Another practical piece here is optim_mem_device.

The point of it is not to move the actual training compute off the GPU. The point is to move training-state memory pressure away from the GPU when memory, not compute, is the limiting factor.

In the current setup, optim_mem_device is used for:

• low-precision gradient accumulation buffers
• autograd saved-tensor offload when the target is CPU

So the main effect is:

• forward still runs normally on the GPU
• backward is still exact
• but tensors that autograd would normally keep on the GPU can instead be staged in host memory

This is fundamentally different from checkpointing.

Checkpointing saves memory by dropping activations and recomputing forward work during backward.

This path saves memory by keeping the needed tensors, but storing them off the compute device.

So the trade is:

• less recomputation
• more host-memory traffic

What it is not

It is not “do N forwards, dump them all to RAM, then do one giant backward gulp at the end.”

That is not how this path works.

What actually happens is closer to this:

• forward saves the tensors autograd needs
• those saved tensors are offloaded to CPU memory
• during backward, they are pulled back as needed by the relevant backward ops

So this is a staged autograd-tape reload path, not one giant bulk restore.

That distinction matters, because it explains both the memory behavior and the performance behavior.

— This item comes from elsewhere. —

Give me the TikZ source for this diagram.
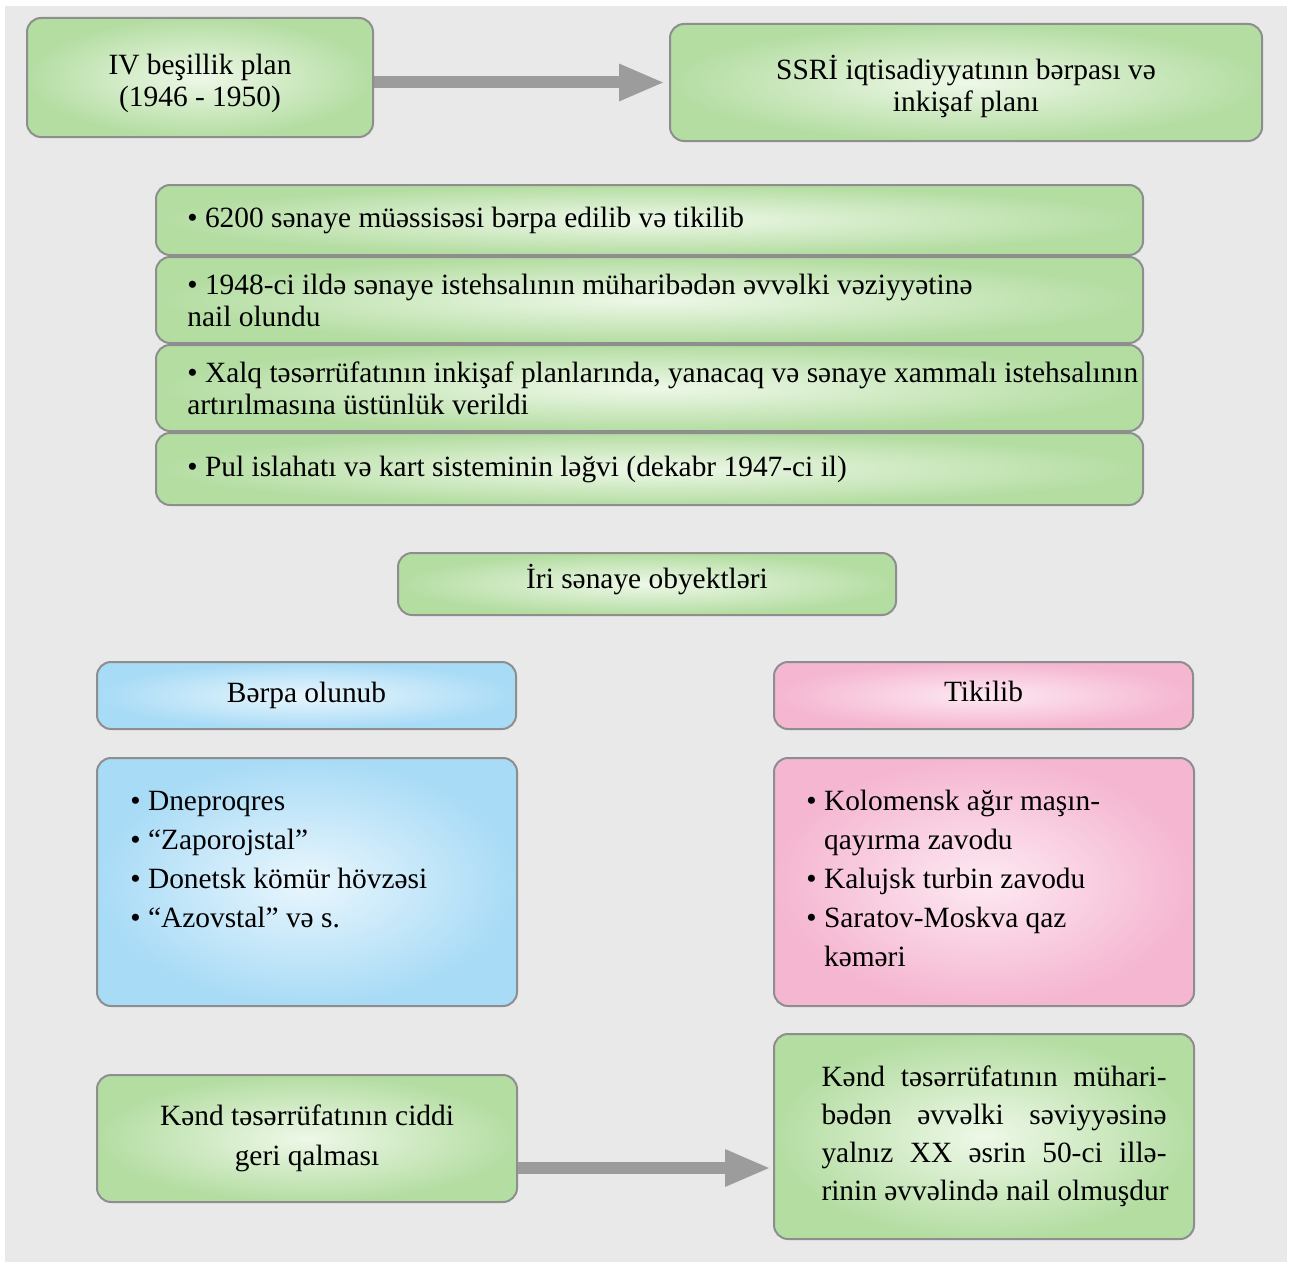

Why this can be preferable to checkpointing

There are already many ways to trade memory against something else:

• gradient accumulation
• checkpointing / rematerialization
• CPU offload
• optimizer-state offload
• reduced-precision grad buffers
• smaller batch or shorter rows

But different machines hit different limits.

Some are:

• VRAM-bound
• compute-bound
• host-memory-bandwidth-bound
• PCIe-bound
• or some combination of those

In my case, this direction is more attractive than checkpointing.

The reason is simple:

• my setup is more compute-bound
• and host-memory bandwidth does not appear to be saturated
  (nvitop was useful here)

So for me it is cheaper to keep the forward exact, store the saved autograd state in RAM, and stream it back during backward than to keep re-running substantial parts of the graph.

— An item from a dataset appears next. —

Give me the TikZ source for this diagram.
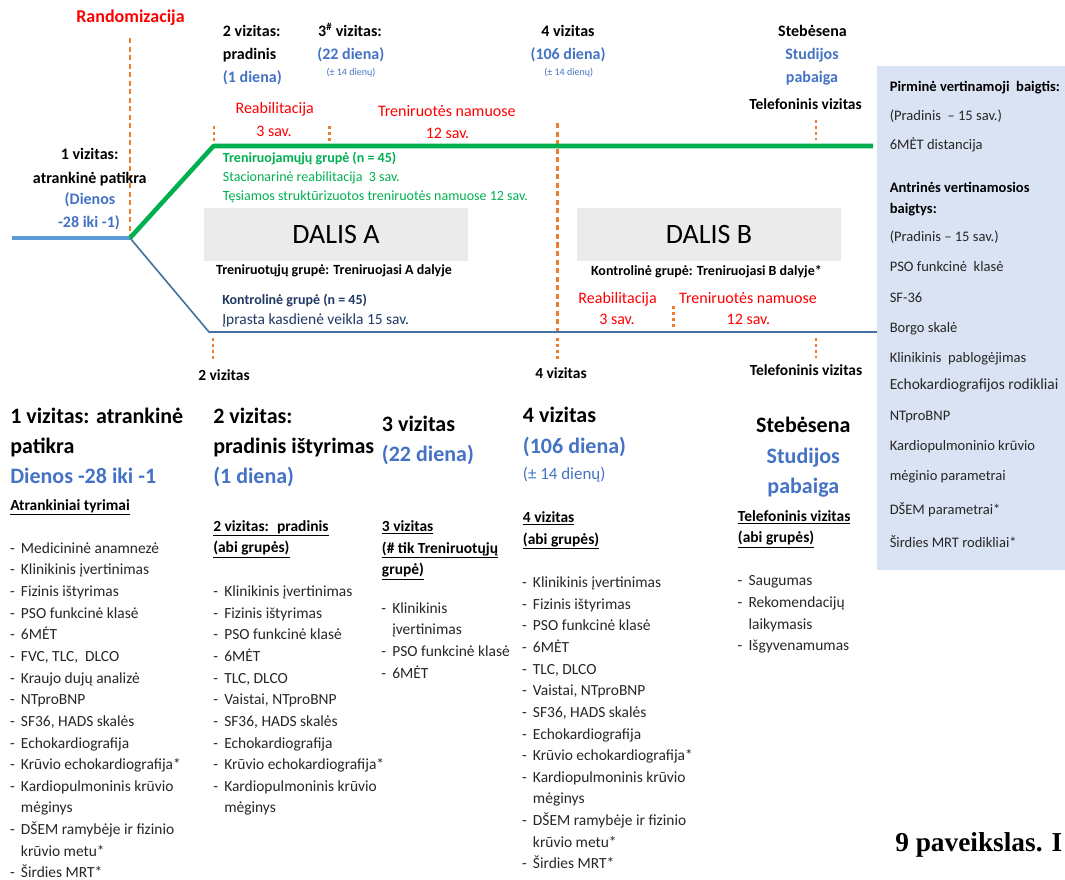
\documentclass[tikz,border=0pt]{standalone}
\usepackage{fontspec}
\setmainfont{Carlito}
\newfontfamily\capfont{Liberation Serif}
\definecolor{ored}{HTML}{FF0000}
\definecolor{ablue}{HTML}{4472C4}
\definecolor{ogreen}{HTML}{00B050}
\definecolor{oorange}{HTML}{ED7D31}
\definecolor{navy}{HTML}{203864}
\definecolor{boxblue}{HTML}{DAE3F3}
\definecolor{boxgray}{HTML}{EBEBEB}
\definecolor{lblue}{HTML}{5B9BD5}
\definecolor{tblue}{HTML}{41719C}
\definecolor{txtgray}{HTML}{262626}
\newcommand\dsh{\llap{-\hspace{4.6pt}}}
\tikzset{
  every node/.style={inner sep=0pt},
  ctr/.style={anchor=mid},
  lw/.style={anchor=mid west},
  hd/.style={font=\fontsize{12}{14}\selectfont\bfseries},
  hdb/.style={hd, text=ablue},
  rdt/.style={ctr, font=\fontsize{12}{14}\selectfont, text=ored},
  smb/.style={ctr, font=\fontsize{7.5}{9}\selectfont, text=ablue},
  gbt/.style={lw, font=\fontsize{10.5}{12}\selectfont\bfseries, text=ogreen},
  grt/.style={lw, font=\fontsize{10.5}{12}\selectfont, text=ogreen},
  bigt/.style={font=\fontsize{16.5}{19}\selectfont\bfseries},
  bigb/.style={bigt, text=ablue},
  subt/.style={lw, font=\fontsize{11.6}{14}\selectfont\bfseries},
  itemt/.style={lw, font=\fontsize{11.6}{14}\selectfont, text=txtgray},
  bxt/.style={lw, font=\fontsize{10.9}{13}\selectfont, text=txtgray},
  bxbt/.style={lw, font=\fontsize{10.9}{13}\selectfont\bfseries, text=black},
  dalis/.style={fill=boxgray, minimum width=198pt, minimum height=39.75pt, font=\fontsize{21}{24}\selectfont},
  odash/.style={draw=oorange, line width=2.2pt, dash pattern=on 3.8pt off 2.6pt},
  odot/.style={draw=oorange, line width=2.2pt, dash pattern=on 2.2pt off 2.2pt},
}
\begin{document}
\begin{tikzpicture}[x=0.75pt,y=-0.75pt]
\useasboundingbox (0,0) rectangle (1065,880);

% outcome box and part boxes
\node[fill=boxblue, anchor=north west, minimum width=141pt, minimum height=378pt] (outbox) at (877,66) {};
\node[dalis] (dalisA) at (336,234.5) {DALIS A};
\node[dalis] (dalisB) at (709,234.5) {DALIS B};

% timeline coordinates
\coordinate (start) at (12,238);
\coordinate (rand) at (130,238);
\coordinate (gknee) at (213.5,146);
\coordinate (gend) at (873,146);
\coordinate (bknee) at (209,332);
\coordinate (bend) at (877,332);

% orange markers
\coordinate (r1) at (130,38);
\draw[odash] (r1) -- (rand);
\coordinate (m1a) at (214,126); \coordinate (m1b) at (214,144);
\draw[odot] (m1a) -- (m1b);
\coordinate (m2a) at (329.3,126); \coordinate (m2b) at (329.3,145);
\draw[odot] (m2a) -- (m2b);
\coordinate (m3a) at (557.3,123); \coordinate (m3b) at (557.3,331);
\draw[odash] (m3a) -- (m3b);
\coordinate (m4a) at (816,120); \coordinate (m4b) at (816,140);
\draw[odot] (m4a) -- (m4b);
\coordinate (m5a) at (673.3,306); \coordinate (m5b) at (673.3,327);
\draw[odot] (m5a) -- (m5b);
\coordinate (m6a) at (213,338); \coordinate (m6b) at (213,359);
\draw[odot] (m6a) -- (m6b);
\coordinate (m7a) at (557.3,338); \coordinate (m7b) at (557.3,359);
\draw[odot] (m7a) -- (m7b);
\coordinate (m8a) at (816,338); \coordinate (m8b) at (816,358);
\draw[odot] (m8a) -- (m8b);

% timeline lines
\draw[tblue, line width=1.2pt] (rand) -- (bknee) -- (bend);
\draw[lblue, line width=2.6pt] (start) -- (rand);
\draw[ogreen, line width=3.4pt, line join=round] (rand) -- (gknee) -- (gend);

% top labels
\node[ctr, font=\fontsize{13.5}{16}\selectfont\bfseries, text=ored] (randlbl) at (130.5,19) {Randomizacija};
\node[lw, hd] (v2a) at (222.7,33) {2 vizitas:};
\node[lw, hd] (v2b) at (222.7,56.7) {pradinis};
\node[lw, hdb] (v2c) at (222.7,79) {(1 diena)};
\node[ctr, hd] (v3a) at (350,33.3) {3\textsuperscript{\#} vizitas:};
\node[ctr, hdb] (v3b) at (350.8,56.7) {(22 diena)};
\node[smb] (v3c) at (351,72.7) {(± 14 dienų)};
\node[ctr, hd] (v4a) at (568,33.3) {4 vizitas};
\node[ctr, hdb] (v4b) at (568,56.7) {(106 diena)};
\node[smb] (v4c) at (568.7,72.7) {(± 14 dienų)};
\node[ctr, hd] (s1) at (812.5,33.3) {Stebėsena};
\node[ctr, hdb] (s2) at (812,56.7) {Studijos};
\node[ctr, hdb] (s3) at (812,79) {pabaiga};
\node[ctr, font=\fontsize{11.6}{14}\selectfont\bfseries] (tel1) at (805.5,106.7) {Telefoninis vizitas};
\node[rdt] (reA1) at (274.7,110.7) {Reabilitacija};
\node[rdt] (reA2) at (274,133.3) {3 sav.};
\node[rdt] (hmA1) at (446.8,113.3) {Treniruotės namuose};
\node[rdt] (hmA2) at (447.5,135) {12 sav.};
\node[ctr, hd] (v1a) at (89.7,156.7) {1 vizitas:};
\node[ctr, hd] (v1b) at (89.8,180) {atrankinė patikra};
\node[ctr, hdb] (v1c) at (90,201.7) {(Dienos};
\node[ctr, hdb] (v1d) at (89,224) {-28 iki -1)};

% group texts
\node[gbt] (g1) at (222.7,159.3) {Treniruojamųjų grupė (n = 45)};
\node[grt] (g2) at (222.7,178.3) {Stacionarinė reabilitacija~ 3 sav.};
\node[grt] (g3) at (222.7,197.7) {Tęsiamos struktūrizuotos treniruotės namuose 12 sav.};
\node[ctr, font=\fontsize{10.5}{12}\selectfont\bfseries] (ta) at (334,271) {Treniruotųjų grupė: Treniruojasi A dalyje};
\node[lw, font=\fontsize{10.5}{12}\selectfont\bfseries, text=navy] (k1) at (222,301) {Kontrolinė grupė (n = 45)};
\node[lw, font=\fontsize{11.6}{14}\selectfont, text=navy] (k2) at (222,321) {Įprasta kasdienė veikla 15 sav.};
\node[ctr, font=\fontsize{10.5}{12}\selectfont\bfseries] (tb) at (706.4,272) {Kontrolinė grupė: Treniruojasi B dalyje*};
\node[rdt] (reB1) at (617.6,300) {Reabilitacija};
\node[rdt] (reB2) at (617,321) {3 sav.};
\node[rdt] (hmB1) at (748,300) {Treniruotės namuose};
\node[rdt] (hmB2) at (748.4,321) {12 sav.};
\node[ctr, font=\fontsize{11.6}{14}\selectfont\bfseries] (b2) at (224,377) {2 vizitas};
\node[ctr, font=\fontsize{11.6}{14}\selectfont\bfseries] (b4) at (561,375) {4 vizitas};
\node[ctr, font=\fontsize{11.6}{14}\selectfont\bfseries] (b5) at (806,372) {Telefoninis vizitas};

% outcome box texts
\node[bxbt] (o1) at (889.5,88) {Pirminė vertinamoji~ baigtis:};
\node[bxt] (o2) at (889.5,117) {(Pradinis~ – 15 sav.)};
\node[bxt] (o3) at (889.5,146) {6MĖT distancija};
\node[bxbt] (o4) at (889.5,189) {Antrinės vertinamosios};
\node[bxbt] (o5) at (889.5,210) {baigtys:};
\node[bxt] (o6) at (889.5,238) {(Pradinis – 15 sav.)};
\node[bxt] (o7) at (889.5,268) {PSO funkcinė~ klasė};
\node[bxt] (o8) at (889.5,299) {SF-36};
\node[bxt] (o9) at (889.5,329) {Borgo skalė};
\node[bxt] (o10) at (889.5,359) {Klinikinis~ pablogėjimas};
\node[lw, font=\fontsize{11.6}{14}\selectfont, text=txtgray] (o11) at (889.5,386) {Echokardiografijos rodikliai};
\node[bxt] (o12) at (889.5,417) {NTproBNP};
\node[bxt] (o13) at (889.5,447) {Kardiopulmoninio krūvio};
\node[bxt] (o14) at (889.5,477) {mėginio parametrai};
\node[bxt] (o15) at (889.5,511) {DŠEM parametrai*};
\node[bxt] (o16) at (889.5,544) {Širdies MRT rodikliai*};

% column 1
\node[lw, bigt] (c1h1) at (10,420) {1 vizitas: atrankinė};
\node[lw, bigt] (c1h2) at (10,450) {patikra};
\node[lw, bigb] (c1h3) at (10,480) {Dienos -28 iki -1};
\node[subt] (c1s) at (10,507) {\underline{Atrankiniai tyrimai}};
\foreach \t [count=\i] in {{\dsh Medicininė anamnezė},{\dsh Klinikinis įvertinimas},{\dsh Fizinis ištyrimas},{\dsh PSO funkcinė klasė},{\dsh 6MĖT},{\dsh FVC, TLC,~ DLCO},{\dsh Kraujo dujų analizė},{\dsh NTproBNP},{\dsh SF36, HADS skalės},{\dsh Echokardiografija},{\dsh Krūvio echokardiografija*},{\dsh Kardiopulmoninis krūvio},{mėginys},{\dsh DŠEM ramybėje ir fizinio},{krūvio metu*},{\dsh Širdies MRT*}}
  \node[itemt] (c1-\i) at (20.7,{550+(\i-1)*21.65}) {\t};

% column 2
\node[lw, bigt] (c2h1) at (213,420) {2 vizitas:};
\node[lw, bigt] (c2h2) at (213,450) {pradinis ištyrimas};
\node[lw, bigb] (c2h3) at (213,480) {(1 diena)};
\node[subt] (c2s1) at (213,528) {\underline{2 vizitas:~ pradinis}};
\node[subt] (c2s2) at (213,549.3) {\underline{(abi grupės)}};
\foreach \t [count=\i] in {{\dsh Klinikinis įvertinimas},{\dsh Fizinis ištyrimas},{\dsh PSO funkcinė klasė},{\dsh 6MĖT},{\dsh TLC, DLCO},{\dsh Vaistai, NTproBNP},{\dsh SF36, HADS skalės},{\dsh Echokardiografija},{\dsh Krūvio echokardiografija*},{\dsh Kardiopulmoninis krūvio},{mėginys}}
  \node[itemt] (c2-\i) at (224,{593.3+(\i-1)*21.65}) {\t};

% column 3
\node[lw, bigt] (c3h1) at (381.7,428) {3 vizitas};
\node[lw, bigb] (c3h2) at (381.7,458) {(22 diena)};
\node[subt] (c3s1) at (381.7,528) {\underline{3 vizitas}};
\node[subt] (c3s2) at (381.7,550) {\underline{(\# tik Treniruotųjų}};
\node[subt] (c3s3) at (381.7,571.7) {\underline{grupė)}};
\foreach \t [count=\i] in {{\dsh Klinikinis},{įvertinimas},{\dsh PSO funkcinė klasė},{\dsh 6MĖT}}
  \node[itemt] (c3-\i) at (392,{610+(\i-1)*21.65}) {\t};

% column 4
\node[lw, bigt] (c4h1) at (522.7,419.3) {4 vizitas};
\node[lw, bigb] (c4h2) at (522.7,450) {(106 diena)};
\node[lw, font=\fontsize{12.7}{15}\selectfont, text=ablue] (c4h3) at (522.7,476.7) {(± 14 dienų)};
\node[subt] (c4s1) at (522.7,519.3) {\underline{4 vizitas}};
\node[subt] (c4s2) at (522.7,541) {\underline{(abi grupės)}};
\foreach \t [count=\i] in {{\dsh Klinikinis įvertinimas},{\dsh Fizinis ištyrimas},{\dsh PSO funkcinė klasė},{\dsh 6MĖT},{\dsh TLC, DLCO},{\dsh Vaistai, NTproBNP},{\dsh SF36, HADS skalės},{\dsh Echokardiografija},{\dsh Krūvio echokardiografija*},{\dsh Kardiopulmoninis krūvio},{mėginys},{\dsh DŠEM ramybėje ir fizinio},{krūvio metu*},{\dsh Širdies MRT*}}
  \node[itemt] (c4-\i) at (532.7,{584.3+(\i-1)*21.65}) {\t};

% column 5
\node[ctr, bigt] (c5h1) at (803.3,429.3) {Stebėsena};
\node[ctr, bigb] (c5h2) at (803.3,460) {Studijos};
\node[ctr, bigb] (c5h3) at (803.3,490) {pabaiga};
\node[subt] (c5s1) at (737.7,518.3) {\underline{Telefoninis vizitas}};
\node[subt] (c5s2) at (737.7,539.3) {\underline{(abi grupės)}};
\foreach \t [count=\i] in {{\dsh Saugumas},{\dsh Rekomendacijų},{laikymasis},{\dsh Išgyvenamumas}}
  \node[itemt] (c5-\i) at (748.3,{582.7+(\i-1)*21.65}) {\t};

% caption
\node[lw, font=\capfont\bfseries\fontsize{20.5}{23}\selectfont] (cap) at (895,848) {9 paveikslas. I};
\end{tikzpicture}
\end{document}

That is not a universal claim. It is a machine-specific trade.

About pinned memory

One important detail here is that the CPU offload path uses pinned memory.

That matters because pinned host memory is not ordinary pageable RAM:

• it is faster for CPU↔GPU transfers
• but it is also “stickier”
• and it usually consumes more visible host memory than people expect

So if you turn this on and suddenly see extra gigabytes in RAM usage, that is not mysterious.

A lot of that is simply the cost of using pinned host buffers for saved-tensor offload.

So the right mental model is:

• lower VRAM pressure
• higher host RAM usage
• somewhat higher step time
• and part of that RAM increase comes specifically from pinned-memory behavior

In other words: do not be surprised if RAM usage grows by more than the naive “GPU delta” would suggest.

Practical result on my machine

On my test setup this offload path slowed training by about 10 seconds per step relative to the baseline:

• normal step: about 46 seconds
• offloaded step: about 56 seconds

That is a real slowdown, but for me it is still a better trade than recomputing OOM-ish large parts of the forward graph.

So the intended use of optim_mem_device is:

• keep compute on the GPU
• offload saved training-state tensors when GPU memory is the real constraint
• avoid recomputation when recomputation is more expensive than memory traffic on your hardware

I would describe it as a different tradeoff that can make more sense on compute-bound systems with enough host-memory headroom and decent transfer bandwidth.
That is a much more boring idea than fancy activation tricks, but in practice boring is good here. It is direct, exact, and easy to reason about. And overall, it's in the spirit of all the boring code here. Local code culture!